McKinsey estimates the European market generated between 20 and 30 billion euros in revenues in 2023 and could exceed 100 billion euros by 2030, while IDC forecasts that by that year 74 percent of consumer payments will be handled by non traditional financial institutions.
SaaS platforms, retailers, telecoms and mobility firms are embedding financial services to capture new revenue and lock in loyalty, from Rakuten Viber’s in app wallet to Wolt’s small business lending,
Coverflex’s benefits platform and Payhawk’s expense management products. The Recursive notes that brands with large, loyal customer bases are best placed to win, as trust in the existing relationship transfers to the embedded financial features and fuels a reinforcing cycle of adoption, revenue and ecosystem growth.
Behind these experiences sits a layered value chain. Regulated infrastructure providers such as Solaris, Paynetics, Modulr, Swan, Treezor, Vodeno and OpenPayd supply ledgers, payment rails and card issuing.
Orchestration platforms including Weavr, Toqio, Hubuc and Flow bundle multiple services into “finance in a box” offerings, while specialist vendors like Hokodo, Qover, Veriff and Onfido deliver niche capabilities such as trade credit or embedded insurance.
At the top layer, brands knit these components into consumer and business facing products.
The boom years from 2018 to 2021 saw many banking as a service players chase growth with cheap capital and thin regard for profitability or operational robustness.
That phase has ended. Solaris, once valued at 1.6 billion euros, fell under intense scrutiny from German regulator BaFin over anti money laundering and compliance weaknesses, halted parts of its e money business and raised an emergency funding round at a sharply lower valuation to meet capital requirements.

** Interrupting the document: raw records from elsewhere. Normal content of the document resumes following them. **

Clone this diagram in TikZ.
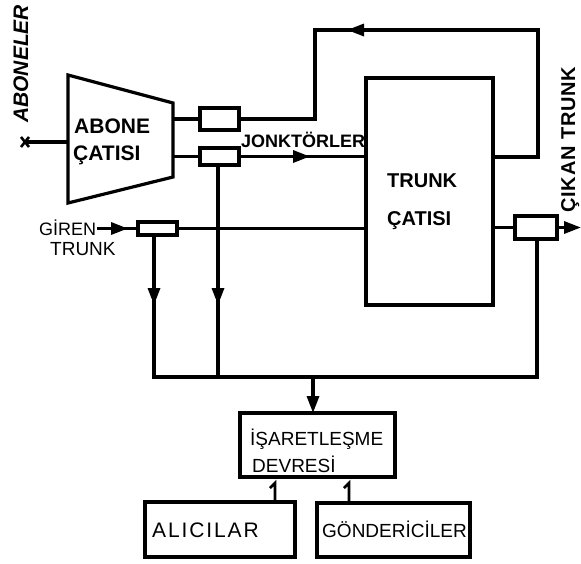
\documentclass[tikz,border=0pt]{standalone}
\usepackage{fontspec}
\setmainfont{Liberation Sans}
\usetikzlibrary{arrows.meta,decorations.markings}
\tikzset{
 wire/.style={line width=3.2pt, line join=miter},
 sbox/.style={draw, line width=3.2pt, inner sep=0pt, outer sep=0pt},
 tipA/.style={-{Triangle[length=17pt,width=12pt]}},
 midarrow/.style={postaction={decorate}, decoration={markings, mark=at position #1 with {\arrow{Triangle[length=17pt,width=12pt]}}}},
 lab/.style={inner sep=0pt, anchor=base west},
 onestyle/.style={line width=2.8pt},
}
\begin{document}
\begin{tikzpicture}[x=1pt,y=-1pt]
\useasboundingbox (0,0) rectangle (581,563);
% trapezoid (ABONE CATISI)
\coordinate (tA) at (68,75);
\coordinate (tB) at (173,103);
\coordinate (tC) at (173,177);
\coordinate (tD) at (68,203);
\draw[wire] (tA) -- (tB) -- (tC) -- (tD) -- cycle;
% boxes
\node[sbox, minimum width=39pt, minimum height=22pt] (b1) at (219.5,119) {};
\node[sbox, minimum width=39pt, minimum height=17pt] (b2) at (219.5,156.5) {};
\node[sbox, minimum width=39pt, minimum height=13pt] (b3) at (157.5,228.5) {};
\node[sbox, minimum width=42pt, minimum height=23pt] (b4) at (536,227.5) {};
\node[sbox, minimum width=127pt, minimum height=227pt] (tr) at (429.5,191.5) {};
\node[sbox, minimum width=155pt, minimum height=64pt] (isa) at (317.5,445) {};
\node[sbox, minimum width=150pt, minimum height=55pt] (ali) at (220,529.5) {};
\node[sbox, minimum width=153pt, minimum height=54pt] (gon) at (393.5,530) {};
% coordinates
\coordinate (xm) at (25,142);
\coordinate (fr) at (538,30);
\coordinate (fl) at (315,30);
\coordinate (gin) at (97,228.5);
\coordinate (cout) at (581,227.5);
\coordinate (bl) at (154,377);
\coordinate (br) at (537,377);
\coordinate (v2) at (218,377);
\coordinate (vd) at (313,377);
\coordinate (o1) at (275,483);
\coordinate (o2) at (349,483);
% connectors
\draw[wire] (xm) -- (xm -| tA);
\draw[line width=2.6pt] (xm) +(-4,-5) -- +(4,5) (xm) +(-4,5) -- +(4,-5);
\draw[wire] (tB |- b1.west) -- (b1.west);
\draw[wire] (tB |- b2.west) -- (b2.west);
\draw[wire, midarrow=363pt] (tr.east |- 0,157) -- (fr |- 0,157) -- (fr) -- (fl) -- (fl |- b1.east) -- (b1.east);
\draw[wire, midarrow=71pt] (b2.east) -- (b2.east -| tr.west);
\draw[wire, midarrow=31pt] (gin) -- (b3.west);
\draw[wire] (b3.east) -- (b3.east -| tr.west);
\draw[wire] (tr.east |- b4.west) -- (b4.west);
\draw[wire, tipA] (b4.east) -- (cout);
\draw[wire, midarrow=70pt] (bl |- b3.south) -- (bl) -- (br) -- (br |- b4.south);
\draw[wire, midarrow=140pt] (v2 |- b2.south) -- (v2);
\draw[wire, tipA] (vd) -- (vd |- isa.north);
\draw[onestyle] (ali.north -| o1) -- (o1) -- ++(-5,5);
\draw[onestyle] (gon.north -| o2) -- (o2) -- ++(-5,5);
% labels
\node[lab, rotate=90] at (28,123) {\fontsize{21}{21}\selectfont\bfseries\itshape ABONELER};
\node[lab] at (74,133) {\fontsize{21}{21}\selectfont\bfseries ABONE};
\node[lab] at (73,160) {\fontsize{21}{21}\selectfont\bfseries ÇATISI};
\node[lab] at (241,147) {\fontsize{18}{18}\selectfont\bfseries JONKTÖRLER};
\node[lab] at (387,187) {\fontsize{20}{20}\selectfont\bfseries TRUNK};
\node[lab] at (387,225) {\fontsize{20}{20}\selectfont\bfseries ÇATISI};
\node[lab, rotate=90] at (575,213) {\fontsize{20}{20}\selectfont\bfseries\addfontfeature{LetterSpace=4}ÇIKAN TRUNK};
\node[lab] at (39,235) {\fontsize{18}{18}\selectfont GİREN};
\node[lab] at (50,255) {\fontsize{19}{19}\selectfont TRUNK};
\node[lab] at (250,445) {\fontsize{19}{19}\selectfont İŞARETLEŞME};
\node[lab] at (252,472) {\fontsize{19}{19}\selectfont DEVRESİ};
\node[lab] at (152,537) {\fontsize{21}{21}\selectfont\addfontfeature{LetterSpace=9}ALICILAR};
\node[lab] at (322,537) {\fontsize{19}{19}\selectfont GÖNDERİCİLER};
\end{tikzpicture}
\end{document}
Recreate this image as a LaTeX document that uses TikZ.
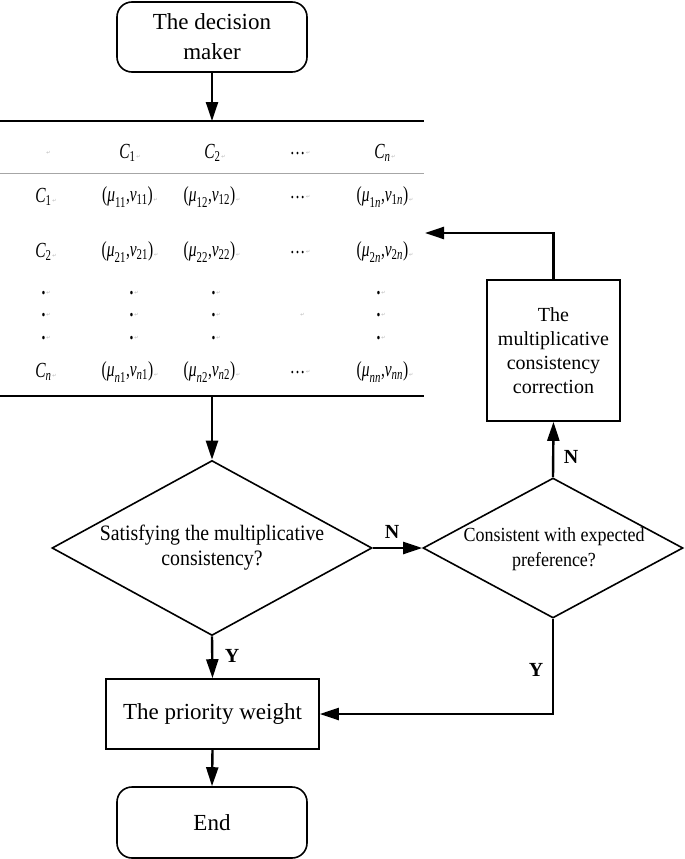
\documentclass[tikz,border=0pt]{standalone}
\usepackage{fontspec}
\usepackage{amsmath}
\usetikzlibrary{arrows.meta,shapes.geometric}
\setmainfont{Liberation Serif}
\newfontfamily\condfont[FakeStretch=0.9]{Liberation Serif}
\newfontfamily\cellfont[FakeStretch=0.72]{Liberation Serif}
\newfontfamily\marksym{DejaVu Sans}
\newcommand\pmk{{\marksym\fontsize{5}{5}\selectfont\color{gray!60}\,↵}}
\newcommand\ci[1]{\text{\cellfont\itshape #1}}
\newcommand\cu[1]{\text{\cellfont #1}}
\newcommand\pr[2]{$\cu{(}\ci{μ}_{#1}\cu{,}\ci{ν}_{#2}\cu{)}$\pmk}
\tikzset{
  rbox/.style={draw, line width=1.6pt, rounded corners=15pt, minimum width=190pt, align=center, inner sep=0pt},
  pbox/.style={draw, line width=1.6pt, align=center, inner sep=0pt},
  dshape/.style={draw, diamond, line width=1.6pt, inner sep=0pt},
  dtext/.style={align=center, inner sep=0pt},
  cell/.style={inner sep=0pt, font=\cellfont\fontsize{21.5}{21.5}\selectfont},
  arr/.style={line width=2.4pt, -{Triangle[length=19pt,width=12pt]}},
  tabline/.style={line width=1.6pt},
  lab/.style={font=\bfseries\fontsize{20}{20}\selectfont, inner sep=0pt}
}
\begin{document}
\begin{tikzpicture}[x=1pt,y=-1pt]
\useasboundingbox (0,0) rectangle (685,859);

% start box
\node[rbox, minimum height=70pt, font=\fontsize{23}{30}\selectfont] (dm) at (212,37) {The decision\\maker};

% table rules
\coordinate (tl1) at (0,121);
\coordinate (tr1) at (424,121);
\coordinate (tl2) at (0,173);
\coordinate (tr2) at (424,173);
\coordinate (tl3) at (0,396);
\coordinate (tr3) at (424,396);
\coordinate (ttop) at (212,121);
\coordinate (tbot) at (212,396);
\coordinate (tin) at (425,233);
\draw[tabline] (tl1) -- (tr1);
\draw[line width=0.8pt, gray!70] (tl2) -- (tr2);
\draw[tabline] (tl3) -- (tr3);

% header row
\node[cell] (h0) at (48,153) {\pmk};
\node[cell] (h1) at (130,153) {$\ci{C}_{\cu{1}}$\pmk};
\node[cell] (h2) at (215,153) {$\ci{C}_{\cu{2}}$\pmk};
\node[cell] (h3) at (300,153) {…\pmk};
\node[cell] (h4) at (385,153) {$\ci{C}_{\ci{n}}$\pmk};
% row 1
\node[cell] (a0) at (46,197) {$\ci{C}_{\cu{1}}$\pmk};
\node[cell] (a1) at (130,197) {\pr{\cu{11}}{\cu{11}}};
\node[cell] (a2) at (212,197) {\pr{\cu{12}}{\cu{12}}};
\node[cell] (a3) at (300,197) {…\pmk};
\node[cell] (a4) at (385,197) {\pr{\cu{1}\ci{n}}{\cu{1}\ci{n}}};
% row 2
\node[cell] (b0) at (46,252) {$\ci{C}_{\cu{2}}$\pmk};
\node[cell] (b1) at (130,252) {\pr{\cu{21}}{\cu{21}}};
\node[cell] (b2) at (212,252) {\pr{\cu{22}}{\cu{22}}};
\node[cell] (b3) at (300,252) {…\pmk};
\node[cell] (b4) at (385,252) {\pr{\cu{2}\ci{n}}{\cu{2}\ci{n}}};
% dots rows
\node[cell] (d10) at (46,293) {\textbf{.}\pmk};
\node[cell] (d11) at (134,293) {\textbf{.}\pmk};
\node[cell] (d12) at (216,293) {\textbf{.}\pmk};
\node[cell] (d14) at (381,293) {\textbf{.}\pmk};
\node[cell] (d20) at (46,315) {\textbf{.}\pmk};
\node[cell] (d21) at (134,315) {\textbf{.}\pmk};
\node[cell] (d22) at (216,315) {\textbf{.}\pmk};
\node[cell] (d23) at (302,315) {\pmk};
\node[cell] (d24) at (381,315) {\textbf{.}\pmk};
\node[cell] (d30) at (46,338) {\textbf{.}\pmk};
\node[cell] (d31) at (134,338) {\textbf{.}\pmk};
\node[cell] (d32) at (216,338) {\textbf{.}\pmk};
\node[cell] (d34) at (381,338) {\textbf{.}\pmk};
% row n
\node[cell] (c0) at (46,372) {$\ci{C}_{\ci{n}}$\pmk};
\node[cell] (c1) at (130,372) {\pr{\ci{n}\cu{1}}{\ci{n}\cu{1}}};
\node[cell] (c2) at (212,372) {\pr{\ci{n}\cu{2}}{\ci{n}\cu{2}}};
\node[cell] (c3) at (300,372) {…\pmk};
\node[cell] (c4) at (385,372) {\pr{\ci{nn}}{\ci{nn}}};

% diamonds
\node[dshape, minimum width=320pt, minimum height=175pt] (d1) at (212,548) {};
\node[dtext, font=\condfont\fontsize{22}{25}\selectfont] (d1t) at (212,548) {Satisfying the multiplicative\\consistency?};
\node[dshape, minimum width=260pt, minimum height=140pt] (d2) at (553,548) {};
\node[dtext, font=\condfont\fontsize{20}{25}\selectfont] (d2t) at (554,549) {Consistent with expected\\preference?};

% correction box
\node[pbox, minimum width=133pt, minimum height=141pt, font=\fontsize{20}{24}\selectfont] (corr) at (553.5,350.5) {The\\multiplicative\\consistency\\correction};

% priority and end
\node[pbox, minimum width=213pt, minimum height=70pt, font=\fontsize{23}{28}\selectfont] (prio) at (212.5,714) {The priority weight};
\node[rbox, minimum height=71pt, font=\fontsize{23}{28}\selectfont] (end) at (212,822.5) {End};

% connectors
\draw[arr] (dm.south) -- (ttop);
\draw[arr] (tbot) -- (d1.north);
\draw[arr] (d1.east) -- (d2.west);
\node[lab] (ln1) at (392,532) {N};
\draw[arr] (d2.north) -- (corr.south);
\node[lab] (ln2) at (571,457) {N};
\draw[arr] (corr.north) |- (tin);
\draw[arr] (d1.south) -- (prio.north);
\node[lab] (ly1) at (232,656) {Y};
\draw[arr] (d2.south) |- (prio.east);
\node[lab] (ly2) at (536,670) {Y};
\draw[arr] (prio.south) -- (end.north);
\end{tikzpicture}
\end{document}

Dock Financial’s insolvency and licence issues at Swedish player Intergiro and UK platform Modulr show these are not isolated episodes.
Railsr, formerly Railsbank, expanded rapidly to power millions of end user accounts but never reached profitability and was ultimately sold via a pre packaged administration.
Even stronger providers such as Modulr remain loss making, and profitability is still the exception across the sector. These setbacks have pushed customers to question whether their embedded finance partners will still be standing in five years’ time.
At the same time, consolidation is accelerating. UniCredit’s acquisition of Vodeno signals that incumbent banks are bringing capabilities in house, while restructurings and layoffs at Solaris and others mark the end of growth at all costs.
According to The Recursive, more resilient models are emerging from bootstrapped or disciplined players such as Paynetics and UK based Orenda, which combine tighter compliance, broader product sets and sustainable economics.
Investors remain convinced of embedded finance’s strategic importance, but with a sharper focus.
Earlybird general partner Tim Rehder said companies like Finmid in lending and Swan in banking are building the backbone of Europe’s embedded fintech stack and will evolve from single product integrations into holistic financial operating systems powering business software.
Dawn Capital partner Dan Chaplin highlighted embedded insurance as the next frontier, allowing protection products to appear at the point of need in travel, mobility and e commerce.
Looking beyond 2025, The Recursive argues that the next chapter will be defined as much by resilience as by innovation.